Le projet même de la sémiotique, chez Peirce, diffère fondamentalement des sémiologies, puis des sémiotiques qui se sont développées en Europe continentale au cours du XXe siècle. Ces dernières se sont construites sur les travaux fondamentaux de Ferdinand de Saussure et de Louis Hjelmslev : ces travaux de linguistique et de logique participent d’une philosophie positiviste (qui était dominante à l’époque où Saussure professait le Cours) en ce qu’ils supposent un sens immanent à l’objet : le sens est donc conçu comme une entité qui possède une existence objective, externe et indépendante du sujet. L’analyse se définit comme une recherche du sens de l’objet, par le biais d’une description exhaustive des matériaux et des relations qui en constituent la matière.

Lorsque Peirce élabora sa sémiotique, il la pensait comme une retombée et, simultanément, une validation de la position philosophique qu’il avait élaborée plusieurs années auparavant en la compagnie de William James, soit le pragmatisme. L’idée centrale du pragmatisme tient à ce que la signification d’une pièce, d’une représentation ou d’un symbole, réside non pas dans les définitions ou les usages préalables, d ‘ailleurs souvent codifiés, mais bien dans l’usage qui en sera fait dans les années à venir, même dans un lointain encore imprévisible. Il découle de cette position que le sens au lieu d’être un préalable ou encore d’être présent dans l’objet analysé serait plutôt quelque chose de virtuel et qui donc reste à réaliser. Le sens est toujours « en cours de réalisation » et l’analyse qui participe de ce processus est un work in progress comme le disent les Américains. Pour reprendre la formule qui est centrale à la sémiotique, la question du sens se ramène à une action, à un mouvement, celui de la sémiose, jamais totalement achevé ; d’où le postulat central de la semiosis ad infinitum.

Il s’en suit que les principes de base de la sémiotique, les protocoles, les outils notionnels et les instruments d’analyse sont voués à accompagner cette avancée de la sémiose. L’analyse sémiotique vise donc, non pas à décrire une structure du sens, un déjà-là, mais à réaliser des avancés sur de nouvelles voies de signification.

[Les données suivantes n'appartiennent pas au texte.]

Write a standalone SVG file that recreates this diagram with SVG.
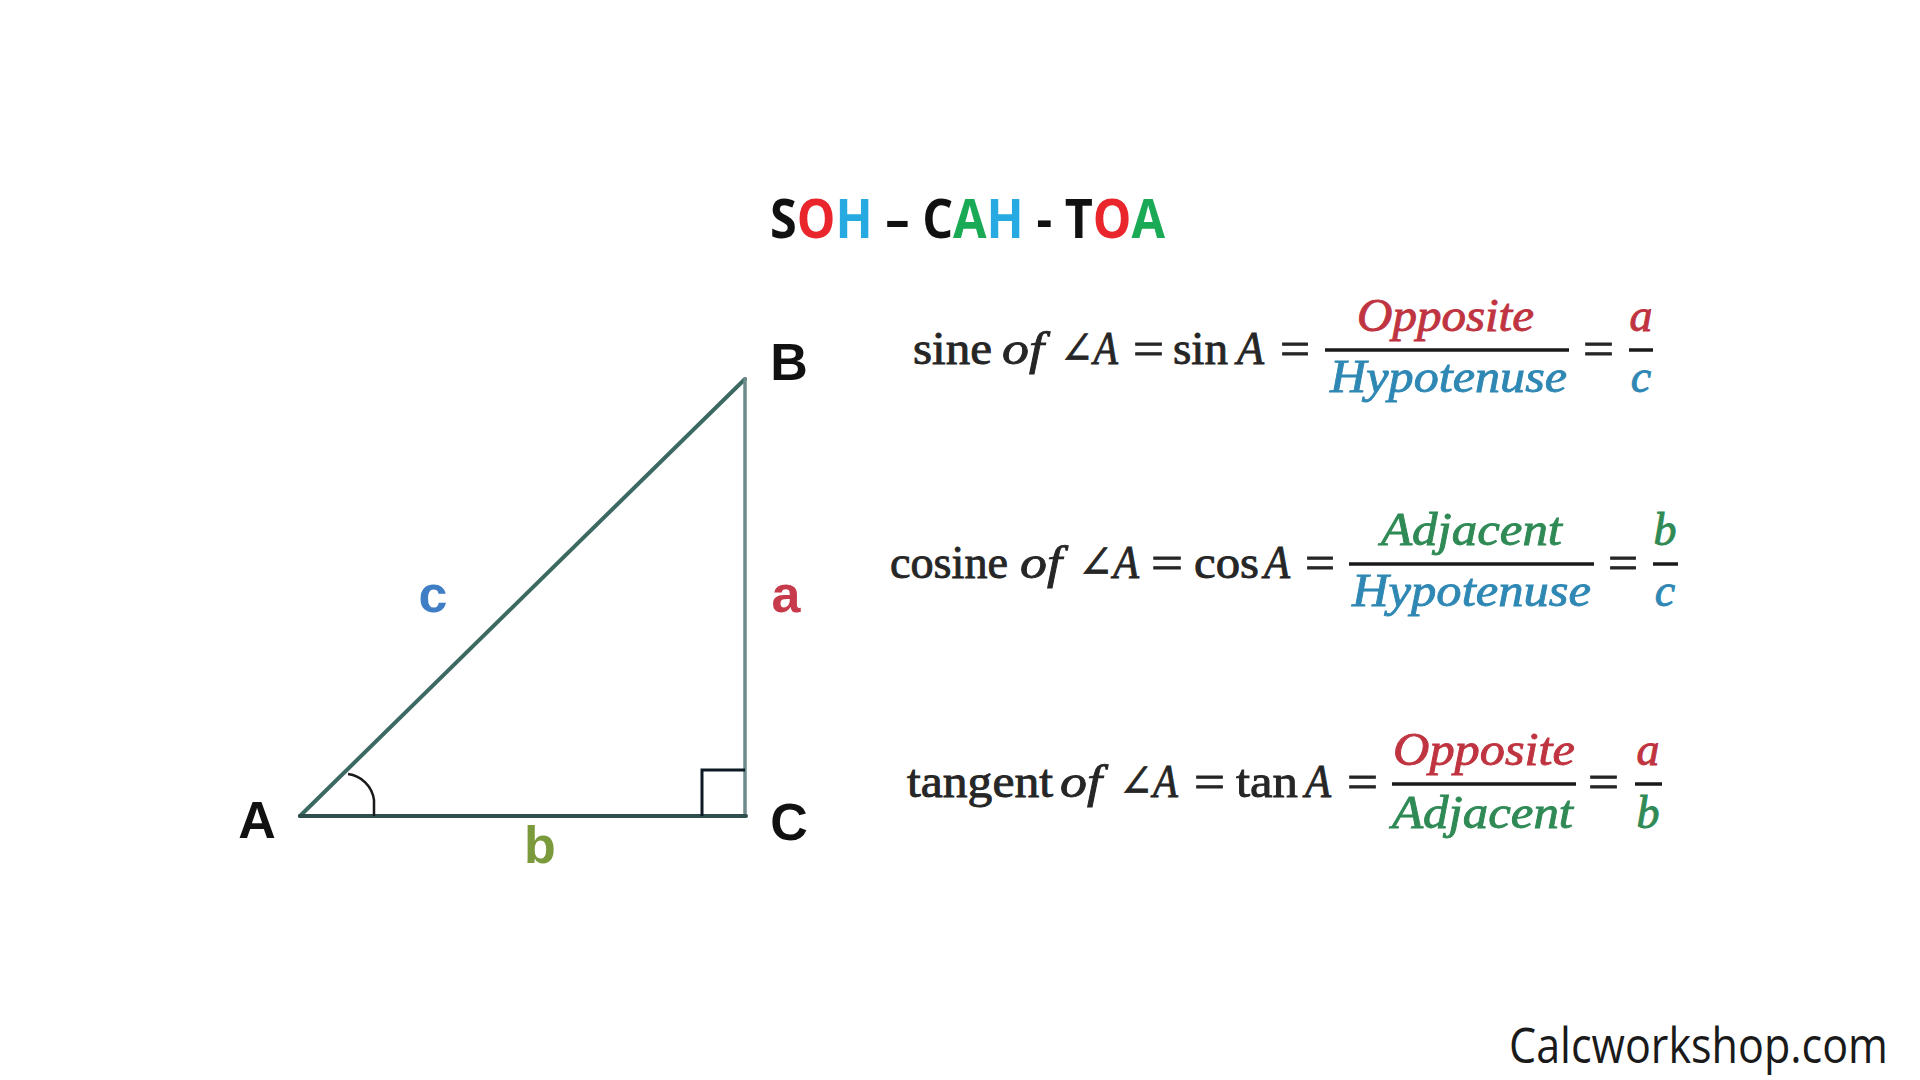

Les voies de la signification

Le signe est défini dans la conception peircienne de la sémiotique par l’interaction de trois composantes, (1) le représentamen ou le fondement du signe, (2) la relation du signe à son objet et (3) le travail de l’interprétant venant conforter la relation entre les deux premiers termes et développer le signe jusqu’à ce qu’il conduise au surgissement d’un signe ultérieur qui deviendra une interprétation du signe actuel.

Les passages que j’ai précédemment consacrés à la description de la facture de l’image et à ses composantes avaient comme fonction, claire et simple, d’établir la nature spécifique du premier constituant du signe. Dans les rubriques qui suivent, je m’attarderai principalement à la relation du signe à son objet ; j’analyserai brièvement les trois classes de relation à l’objet, puis j’aurai recours à la définition de l’hypoicône. Enfin, dans une dernière partie, je traiterai plus brièvement des interprétants du signe que je regrouperai autour du thème du corps du son.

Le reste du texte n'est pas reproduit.